With Joe Biden’s inauguration as the 46th president of the United States and Democrat control of both the house and senate, what are the expected policy priorities and changes for healthcare in 2021? As expected, the current focus of the administration is the pandemic, bolstering the roll-out of the vaccine and providing economic support to those parts of the economy that have been most impacted. Beyond this, there are changes in congress that will have potential impact to payers and pharmaceutical manufacturers.

First, with a new, albeit slim majority in the Senate, there will be changes in Senate committee leadership. The more moderate members of both parties are likely to hold outsized influence on key pieces of legislation. However, with new committee chairs, the priorities are likely to shift. The Democrats continue to maintain control of the House, but that majority has narrowed to just 4 seats. Given this narrow margin, the incentive to move with urgency is likely.

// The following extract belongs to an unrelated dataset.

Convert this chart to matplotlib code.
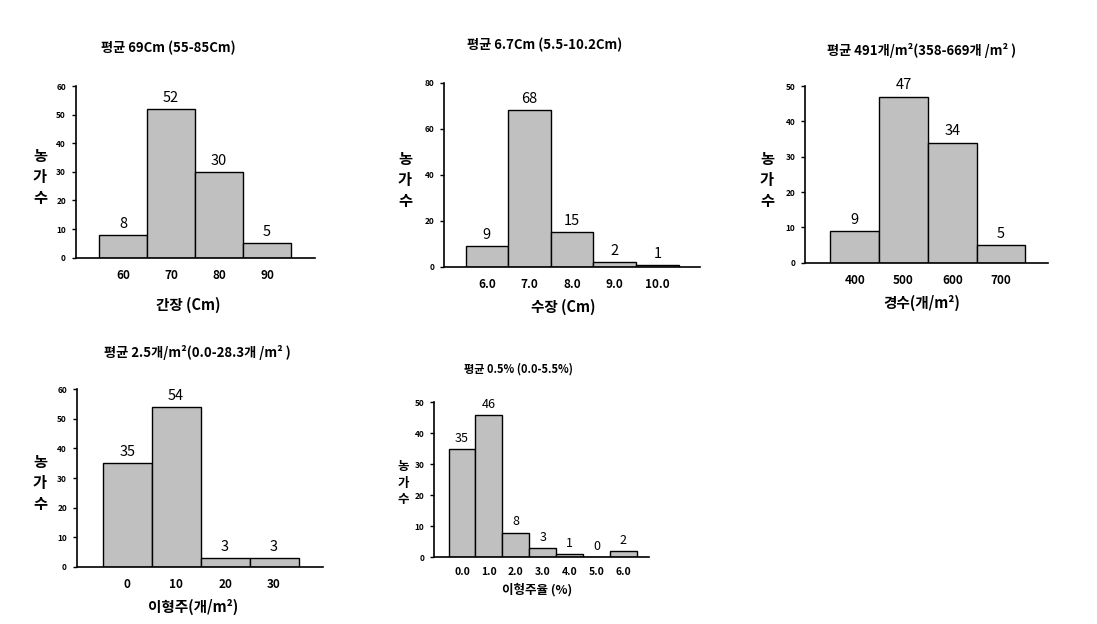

Next, President Biden’s administration nominations are likely to gain Senate approval quickly with a simple 51-vote majority required. At this time however, candidates for CMS, FDA, and other key positions have not been announced. Xavier Becerra, former Attorney General for California, is likely to be confirmed to lead the Department of Health and Human Services (HHS). He led the legal defense of the ACA when challenged by Texas at the Supreme Court. He has supported single payer Medicare-for-All and supports government review and approval of health system mergers. Payer should expect rules and regulations to focus on increasing government involvement in healthcare, away from private payers.

Expect more pharmaceutical-focused legislation to be proposed. However, the moderates are likely to limit more extreme options from being enacted. The slim Democrat majority weakens the free-market Republicans who have historically opposed increased government intervention in drug pricing. The use of Budget Reconciliation has already become a key lever for the Senate. This requires a simple majority of 51 votes to pass, but is limited in frequency and scope to budget and fiscal matters. Drug pricing reforms with budget savings may be used to fund expansion of the ACA or other healthcare priorities that can be passed via reconciliation. Despite this easier pathway to passage, enactment of significant drug pricing legislation is far from guaranteed.

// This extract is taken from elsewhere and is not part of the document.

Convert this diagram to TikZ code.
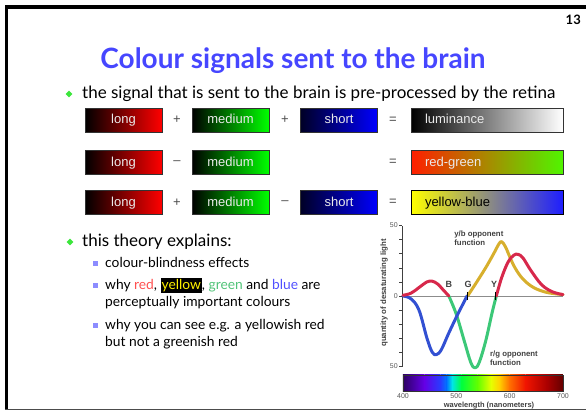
\documentclass[tikz,border=0pt]{standalone}
\usepackage{fontspec}
\setmainfont{Lato}
\newfontfamily\arialfont{Liberation Sans}
\usetikzlibrary{positioning, shapes.geometric}
\definecolor{titleblue}{RGB}{70,70,255}
\definecolor{bulgreen}{RGB}{60,230,60}
\definecolor{sqblue}{RGB}{140,140,255}
\definecolor{txtred}{RGB}{255,80,80}
\definecolor{txtgreen}{RGB}{80,195,120}
\definecolor{txtblue}{RGB}{80,80,255}
\definecolor{crvred}{RGB}{215,40,75}
\definecolor{crvgreen}{RGB}{60,200,120}
\definecolor{crvblue}{RGB}{50,80,210}
\definecolor{crvyellow}{RGB}{215,175,45}
\definecolor{rgleft}{RGB}{255,30,0}
\definecolor{rgmid}{RGB}{185,185,0}
\definecolor{rgright}{RGB}{80,245,0}
\definecolor{ybmid}{RGB}{200,200,215}
\definecolor{ybright}{RGB}{30,30,255}
% spectrum stops
\definecolor{sp400}{RGB}{45,0,100}
\definecolor{sp440}{RGB}{100,0,230}
\definecolor{sp470}{RGB}{40,60,255}
\definecolor{sp482}{RGB}{0,120,255}
\definecolor{sp492}{RGB}{0,230,230}
\definecolor{sp510}{RGB}{0,255,60}
\definecolor{sp540}{RGB}{100,255,0}
\definecolor{sp565}{RGB}{230,255,0}
\definecolor{sp580}{RGB}{255,210,0}
\definecolor{sp600}{RGB}{255,110,0}
\definecolor{sp630}{RGB}{240,20,0}
\definecolor{sp670}{RGB}{170,0,0}
\definecolor{sp700}{RGB}{100,0,0}
\tikzset{
  sig/.style={draw=black!80, minimum width=77pt, minimum height=24pt, inner sep=0pt, text height=9.5pt, text depth=2.5pt, font=\arialfont\fontsize{13}{15}\selectfont, text=white!92!black},
  res/.style={sig, minimum width=152pt, text width=124pt, align=left},
  opr/.style={font=\arialfont\fontsize{13}{15}\selectfont, text=black!70},
  bul/.style={diamond, fill=bulgreen, inner sep=0pt, minimum size=7pt},
  sqbul/.style={fill=sqblue, inner sep=0pt, minimum size=5pt},
  main/.style={font=\fontsize{17}{20}\selectfont, anchor=base west, inner sep=0pt},
  sub/.style={font=\fontsize{13.8}{17}\selectfont, anchor=base west, inner sep=0pt},
  lbl/.style={font=\arialfont\bfseries\fontsize{7.8}{9}\selectfont, text=black!75, inner sep=0pt},
  axl/.style={font=\arialfont\fontsize{7}{8}\selectfont, text=black!65, inner sep=0pt},
  crv/.style={line width=3pt, line cap=round, line join=round},
}
\begin{document}
\begin{tikzpicture}[x=1pt, y=-1pt]
  \useasboundingbox (0,0) rectangle (586,410);
  % slide frame
  \draw[line width=4pt] (5,7) -- (586,7);
  \draw[line width=2.5pt] (6.25,5) -- (6.25,410);
  \draw[black!70, line width=1.5pt] (5,409.5) -- (586,409.5);
  \node[font=\bfseries\fontsize{13}{15}\selectfont, anchor=base east, inner sep=0pt] (pgnum) at (581,24) {13};
  \node[font=\bfseries\fontsize{28}{32}\selectfont, text=titleblue, anchor=base] (title) at (293,68) {Colour signals sent to the brain};
  % first bullet
  \node[bul] (b1) at (69,94) {};
  \node[main] (t1) at (82,98.5) {the signal that is sent to the brain is pre-processed by the retina};
  % row 1
  \node[sig, left color=black, middle color=red!80!black, right color=red] (long1) at (123.5,120) {long};
  \node[opr] (p11) at (177,120) {+};
  \node[sig, left color=black, middle color=green!70!black, right color=green] (med1) at (230.5,120) {medium};
  \node[opr] (p12) at (285,120) {+};
  \node[sig, left color=blue!15!black, middle color=blue!70!black, right color=blue] (short1) at (339,120) {short};
  \node[opr] (eq1) at (393,120) {=};
  \node[res, left color=black, middle color=black!30, right color=white] (lum) at (487,120) {luminance};
  % row 2
  \node[sig, left color=black, middle color=red!80!black, right color=red] (long2) at (123.5,162.5) {long};
  \node[opr] (m21) at (177,162.5) {\textendash};
  \node[sig, left color=black, middle color=green!70!black, right color=green] (med2) at (230.5,162.5) {medium};
  \node[opr] (eq2) at (393,162.5) {=};
  \node[res, left color=rgleft, middle color=rgmid, right color=rgright] (rg) at (487,162.5) {red-green};
  % row 3
  \node[sig, left color=black, middle color=red!80!black, right color=red] (long3) at (123.5,202.5) {long};
  \node[opr] (p31) at (177,202.5) {+};
  \node[sig, left color=black, middle color=green!70!black, right color=green] (med3) at (230.5,202.5) {medium};
  \node[opr] (m32) at (285,202.5) {\textendash};
  \node[sig, left color=blue!15!black, middle color=blue!70!black, right color=blue] (short3) at (339,202.5) {short};
  \node[opr] (eq3) at (393,202.5) {=};
  \node[res, draw=black, text=black, left color=yellow, middle color=ybmid, right color=ybright] (yb) at (487,202.5) {yellow-blue};
  % second bullet
  \node[bul] (b2) at (70,242) {};
  \node[main] (t2) at (82,246.5) {this theory explains:};
  \node[sqbul] (s1) at (95,263) {};
  \node[sub] (u1) at (105,267.5) {colour-blindness effects};
  \node[sqbul] (s2) at (95,285) {};
  \node[sub] (u2) at (105,289.5) {why \textcolor{txtred}{red}, {\fboxsep=1pt\colorbox{black}{\textcolor{yellow}{yellow}}}, \textcolor{txtgreen}{green} and \textcolor{txtblue}{blue} are};
  \node[sub] (u2b) at (105,306.5) {perceptually important colours};
  \node[sqbul] (s3) at (95,325) {};
  \node[sub] (u3) at (105,329.5) {why you can see e.g. a yellowish red};
  \node[sub] (u3b) at (105,346.5) {but not a greenish red};
  % opponent function chart
  \node[lbl, rotate=90] (ylab) at (384,293) {quantity of desaturating light};
  \node[lbl, font=\arialfont\bfseries\fontsize{7.5}{9}\selectfont] (xlab) at (489,405.5) {wavelength (nanometers)};
  \begin{scope}[shift={(189.67,296)}, x=0.5333pt, y=1.41pt]
    \draw[black!45, line width=0.6pt] (400,0) -- (700,0);
    \draw[black!75, line width=0.8pt] (398,-50) -- (398,50);
    \foreach \v in {-50,-40,...,50}
      \draw[black!75, line width=0.6pt] (398,\v) -- ++(-3pt,0);
    \node[axl, left=4pt] (ytop) at (398,50) {50};
    \node[axl, left=4pt] (yzero) at (398,0) {0};
    \node[axl, left=4pt] (ybot) at (398,-50) {50};
    \foreach \a/\b in {400/440, 440/470, 470/482, 482/492, 492/510, 510/540, 540/565, 565/580, 580/600, 600/630, 630/670, 670/700}
      \shade[left color=sp\a, right color=sp\b] (\a,-56) rectangle (\b,-68);
    \draw[black!80, line width=0.8pt] (400,-56) rectangle (700,-68);
    \foreach \w in {400,500,600,700}
      \node[axl] (x\w) at (\w,-70.8) {\w};
    % curves
    \draw[crv, crvyellow] plot[smooth, tension=0.6] coordinates {(521,0) (535,8) (555,20) (570,30) (580,37) (585,38.5) (592,35) (600,28) (610,20) (625,12) (645,6) (670,2.5) (700,1)};
    \draw[crv, crvgreen] plot[smooth, tension=0.6] coordinates {(486,0) (500,-13) (515,-32) (527,-47) (535,-51) (543,-47) (555,-32) (567,-12) (575,0)};
    \draw[crv, crvblue] plot[smooth, tension=0.6] coordinates {(400,0) (415,-2) (430,-10) (445,-30) (455,-40) (463,-41.5) (472,-38) (485,-27) (500,-15) (512,-6) (520,0)};
    \draw[crv, crvred] plot[smooth, tension=0.6] coordinates {(400,0.5) (415,2) (430,6) (445,10) (455,10.5) (465,8.5) (475,4.5) (486,0)};
    \draw[crv, crvred] plot[smooth, tension=0.6] coordinates {(575,0) (585,13) (597,24) (608,29) (616,29.5) (625,27) (640,18) (660,8) (680,3) (700,1)};
    \draw[line width=0.8pt] (520,-3) -- (520,3);
    \draw[line width=0.8pt] (574,-3) -- (574,3);
    \node[lbl, font=\arialfont\bfseries\fontsize{9}{10}\selectfont] (lb) at (486,8.5) {B};
    \node[lbl, font=\arialfont\bfseries\fontsize{9}{10}\selectfont] (lg) at (522,8.5) {G};
    \node[lbl, font=\arialfont\bfseries\fontsize{9}{10}\selectfont] (ly) at (571,8.5) {Y};
    \node[lbl, align=left, anchor=north west] (ybf) at (496,46) {y/b opponent\\function};
    \node[lbl, align=left, anchor=north west] (rgf) at (563,-39) {r/g opponent\\function};
  \end{scope}
\end{tikzpicture}
\end{document}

The Covid-19 relief bill currently making its way through the House is expected to include a controversial Medicaid drug pricing policy. The policy is designed to help states recoup some of the costs they incur in their Medicaid programs when manufacturers increase the price of certain drugs. Under current federal law, there is a cap to the rebate amount of 100% of the Average Manufacturer Price (AMP), the new policy would rescind this “Medicaid rebate cap.” The policy could have a large impact on drugs like insulin, which have taken significant price hikes and PBMs are given large rebates. Without the cap in place, manufacturers could end up owing the states money for the Medicaid beneficiary’s prescriptions.

In addition to the federal Medicaid drug pricing policy, several state legislators are drafting bills that would penalize drug manufacturers for “unjustified” price hikes and cap payments based on Canadian drug prices. Hawaii, Maine, and Washington recently introduced bills that would impose an 80% tax on any drug price increase that ICER determines in its annual report are not supported by evidence of improved clinical value. The states would impose the tax based on in-state sales of their drugs and the price difference since the prior year. The revenue from this tax would reportedly be used to fund programs that help consumers afford their medication.

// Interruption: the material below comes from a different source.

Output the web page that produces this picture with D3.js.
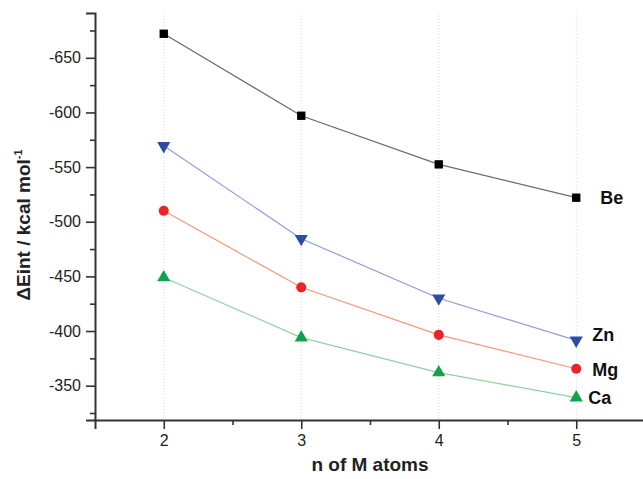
<!DOCTYPE html>
<html>
<head>
<meta charset="utf-8">
<script src="https://cdn.jsdelivr.net/npm/d3@7"></script>
<style>
  body { margin: 0; background: #fff; }
  svg { font-family: "Liberation Sans", Arial, sans-serif; }
</style>
</head>
<body>
<div id="chart"></div>
<script>
// data
const nAtoms = [2, 3, 4, 5];
const beValues = [-672, -597, -552.5, -522];
const znValues = [-569.5, -484.5, -430, -391.5];
const mgValues = [-510, -440, -396.5, -365.5];
const caValues = [-449, -394, -362, -339];
const yTicks = [-650, -600, -550, -500, -450, -400, -350];
const yMinorTicks = [-675, -625, -575, -525, -475, -425, -375, -325];
const xMinorTicks = [2.5, 3.5, 4.5];

const series = [
    { name: 'Be', values: beValues, line: '#6b6b6b', fill: '#000000', symbol: 'square' },
    { name: 'Zn', values: znValues, line: '#8e9ddb', fill: '#2b4ea3', symbol: 'down' },
    { name: 'Mg', values: mgValues, line: '#f59a78', fill: '#ec2327', symbol: 'circle' },
    { name: 'Ca', values: caValues, line: '#8ed3a2', fill: '#10a34b', symbol: 'up' }
];

const width = 643, height = 479;
const plotLeft = 95, plotTop = 13, plotBottom = 420, plotRight = 645;

const svg = d3.select('#chart').append('svg')
    .attr('width', width)
    .attr('height', height);

const x = d3.scaleLinear().domain([1.5, 5.5]).range([plotLeft, plotRight]);
const y = d3.scaleLinear().domain([-318.6, -691]).range([plotBottom, plotTop]);

// plain hyphen minus like the original
const plainFormat = d => String(d);

//dotted vertical grid
svg.append('g')
    .selectAll('line')
    .data(nAtoms)
    .join('line')
    .attr('x1', d => x(d)).attr('x2', d => x(d))
    .attr('y1', plotTop).attr('y2', plotBottom)
    .attr('stroke', '#d8d8d8')
    .attr('stroke-width', 1)
    .attr('stroke-dasharray', '1,2');

//axes
svg.append('g')
    .attr('transform', `translate(${plotLeft},0)`)
    .call(d3.axisLeft(y).tickValues(yTicks).tickSize(9).tickPadding(5).tickFormat(plainFormat));
svg.append('g')
    .attr('transform', `translate(${plotLeft},0)`)
    .call(d3.axisLeft(y).tickValues(yMinorTicks).tickSize(5).tickFormat(''))
    .call(g => g.select('.domain').remove());

svg.append('g')
    .attr('transform', `translate(0,${plotBottom})`)
    .call(d3.axisBottom(x).tickValues(nAtoms).tickSize(9).tickPadding(6).tickFormat(plainFormat));
svg.append('g')
    .attr('transform', `translate(0,${plotBottom})`)
    .call(d3.axisBottom(x).tickValues(xMinorTicks).tickSize(5).tickFormat(''))
    .call(g => g.select('.domain').remove());

svg.selectAll('.domain, .tick line')
    .attr('stroke', '#333')
    .attr('stroke-width', 1.6);
svg.selectAll('.domain').attr('stroke-width', 2);
svg.selectAll('.tick text')
    .attr('fill', '#222')
    .style('font-family', '"Liberation Sans", Arial, sans-serif')
    .style('font-size', '16px');

//axis titles
svg.append('text')
    .attr('x', 370)
    .attr('y', 471)
    .attr('text-anchor', 'middle')
    .style('font-size', '19px')
    .style('font-weight', 'bold')
    .attr('fill', '#222')
    .text('n of M atoms');

const yTitle = svg.append('text')
    .attr('transform', 'translate(30,225) rotate(-90)')
    .attr('text-anchor', 'middle')
    .style('font-size', '19px')
    .style('font-weight', 'bold')
    .attr('fill', '#222');
yTitle.append('tspan').text('ΔEint / kcal mol');
yTitle.append('tspan').attr('dy', -8).style('font-size', '11px').text('-1');

//lines and markers
const line = d3.line()
    .x((d, i) => x(nAtoms[i]))
    .y(d => y(d));

const symbols = {
    square: d3.symbol(d3.symbolSquare, 70),
    circle: d3.symbol(d3.symbolCircle, 80),
    up: d3.symbol(d3.symbolTriangle, 75),
    down: d3.symbol(d3.symbolTriangle, 75)
};

const group = svg.selectAll('.series')
    .data(series)
    .join('g')
    .attr('class', 'series');

group.append('path')
    .attr('fill', 'none')
    .attr('stroke', d => d.line)
    .attr('stroke-width', 1.2)
    .attr('d', d => line(d.values));

group.selectAll('.marker')
    .data(d => d.values.map((v, i) => ({ v, i, s: d })))
    .join('path')
    .attr('class', 'marker')
    .attr('d', d => symbols[d.s.symbol]())
    .attr('fill', d => d.s.fill)
    .attr('transform', d => `translate(${x(nAtoms[d.i])},${y(d.v)})` + (d.s.symbol === 'down' ? ' rotate(180)' : ''));

//series labels
const labelOffset = { Be: [24, 0], Zn: [16, -6], Mg: [16, 1], Ca: [12, 0] };
group.append('text')
    .attr('x', d => x(5) + labelOffset[d.name][0])
    .attr('y', d => y(d.values[3]) + labelOffset[d.name][1])
    .attr('dy', '0.35em')
    .style('font-size', '18px')
    .style('font-weight', 'bold')
    .attr('fill', '#111')
    .text(d => d.name);
</script>
</body>
</html>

While this signals that drug pricing policy will continue be a focus, there continue to be far more questions than answers. We do not yet know how high of a priority further drug pricing reform will be to the Biden administration or the democrat-controlled legislature. President Biden has already signed several Executive Orders, one that was to strengthen the ACA as well as opening a special enrollment period. The interim final rules that outgoing HHS and CMS heads created have been frozen for the time being, with the expectation that most of these, including the Most-Favored Nations pricing model, will not move forward without a new round of rulemaking. Other rules that were rolled out in the final days of President Trump’s administration, such as the Part D rebate safe harbor rule, are also not expected to be implemented in current form. Manufacturers and payers should actively monitor signals from both Congress and the Administration as to what their healthcare priorities will be.